I think I worked out the problem here: there are accesses to HashTables from unsynchronized get and put methods. Adding a 'synchronized' to the get/put methods in EqHashTable fixes this particular threading problem.
When the example below fails, it looks likeEqHashTable.get is being called from Layout.getSlotIndex(LispObject slotName) (line 191), but I can't find a way to fix the problem by synchronizing on getSlotIndex or on the slotTable variable, perhaps there are direct get calls to the slotTable from someplace else?
I've attached a patch that shows where I had to add 'synchronized' to fix these problems (which have become a fairly large problem for me!). I'm unsure of the fix though, because it looks like HashTable was designed for accesses through the getHash and putHash methods, which are already synchronized. If you apply this fix, you probably also want to update EqlHashTable and EqualHashTable.
Cheers,
-david k.
P.S.
Here is an updated code fragment that always fails for me before adding the synchronized keywords, and which now works (along with, as far as I can tell, the rest of my code).

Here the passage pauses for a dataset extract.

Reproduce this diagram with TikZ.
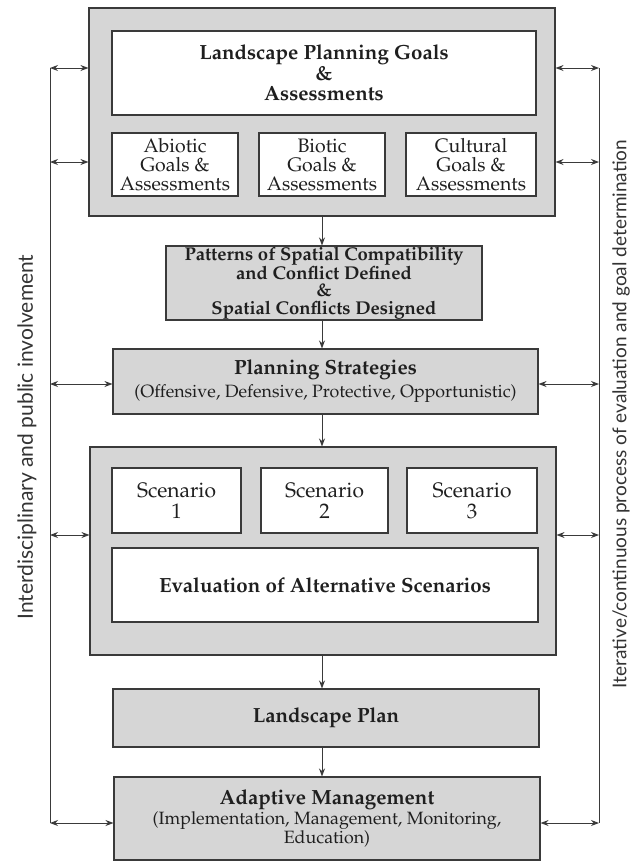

(labels ((make-many () #'(lambda () (dotimes (i 5000) (make-instance 'slot-value-test))))) (let ((thread1 (make-thread (make-many))) (thread2 (make-thread (make-many)))) (threads:thread-join thread1) (threads:thread-join thread2)))
P.P.S.
Is testing 'ant test.ansi.compiled' currently broken? I get an end of file error from test/lisp/ansi/parse-ansi-errors.lisp when I try to run the tests. Looks like (defvar *default-database-file* is not closed
On Tue, Apr 27, 2010 at 11:37 AM, Erik Huelsmann ehuels@gmail.com wrote:
Hi David,
On Mon, Apr 26, 2010 at 8:36 PM, David Kirkman dkirkman@ucsd.edu wrote:
On Sat, Apr 24, 2010 at 9:17 AM, David Kirkman dkirkman@ucsd.edu wrote:
On Sat, Apr 24, 2010 at 7:50 AM, Erik Huelsmann ehuels@gmail.com wrote:
Can you share some examples which show the issues here? Adding thread-safety to clos.lisp - in specific, targeted places - should be well doable.
Here is a second example that reliably gives me an error. This time, I only need two threads:
(defclass counter () ((count :initform 0)))
Yesterday, I took a little time to look at the issue you mention. You said with 1 big "lock around everything" it all worked. Where did you put that lock? I tried putting some locks in a number of places (educated guesses), but nothing helped so far. I don't have data regarding the stack trace you see when running into this issue - there wasn't enough time for it.
I know now that the error comes from one of two functions in StandardGenericFunction.java, but that's simply based on the text you're seeing in the error message.
The above is to let you know I did some work on it - and the current state. Maybe someone has time to work on it before me: I may have time to work on it some more somewhere next week.
Bye,
Erik.